EFSF-Ausweitung: »Verteilungskampf zwischen Finanzindustrie und Steuerzahlern« 09.10.2011 19:46
In der letzten Woche haben die Parlamente von Deutschland, Österreich, Estland, Zypern und der Niederlande die geplante Ausweitung des europäischen
Rettungsfonds
EFSF genehmigt. In Deutschland tobte um die Abstimmung am 29.9. ein schwerer
politischer Kampf; 13 der 85 Nein-Stimmen kamen aus den Koalitionsparteien von Merkel.
Der FDP-Abgeordnete Frank Schäffler betonte in seiner Rede, das Übel habe
tatsächlich am 11. 2. 2010 begonnen, als die Staats- und Regierungschefs der EU
in einem kollektiven Gesetzesbruch entschieden,
Griechenland Geld zu überweisen. Das habe sich seither mehrfach wiederholt, die
EFSF-Ausweitung sei nur der jüngste Fall. Schäffler warnte, der Fonds werde ähnliche
Risiken wie Hedgefonds eingehen, es werde Spekulation auf Kredit geben, und der
europäische Steuerzahler werde am Ende diese Spekulationen bezahlen müssen.
Eine
äußerst dramatische Zukunft für die EU-Steuerzahler hat der Ökonom Prof. Stefan
Homburg von der Leibniz-Universität Hannover in einem Interview mit der Süddeutschen Zeitung vom 30. 9. vorausgesagt.
»Zieht man
historische Parallelen heran, wird der Euro ein böses Ende nehmen.
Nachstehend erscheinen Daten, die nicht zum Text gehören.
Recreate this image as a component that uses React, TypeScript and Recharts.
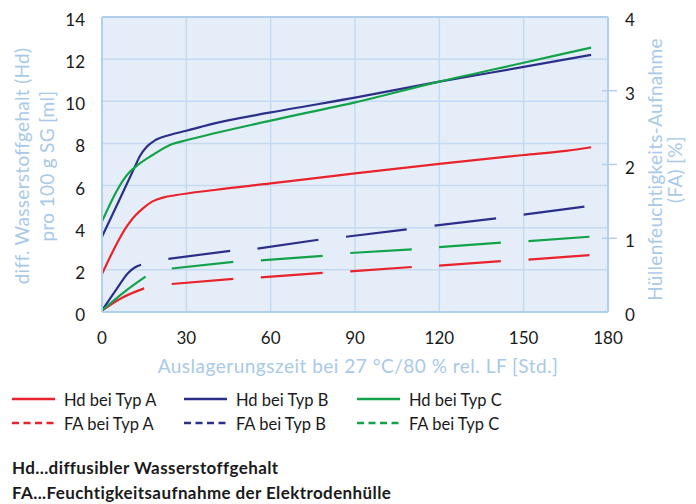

Ein Kollaps
der Währungsunion erscheint kaum noch abwendbar.« Die Behauptung von Kanzlerin
Merkel, man müsse die Währungsunion um jeden Preis retten, sei falsch, denn: »Global und historisch betrachtet
ist die Zahl von Staatspleiten und Währungszusammenbrüchen Legion.« Homburg sagte weiter: »Die Regierungschefs und die EZB
werden das Ende des Euros durch ihre Manöver so lange wie möglich hinauszögern.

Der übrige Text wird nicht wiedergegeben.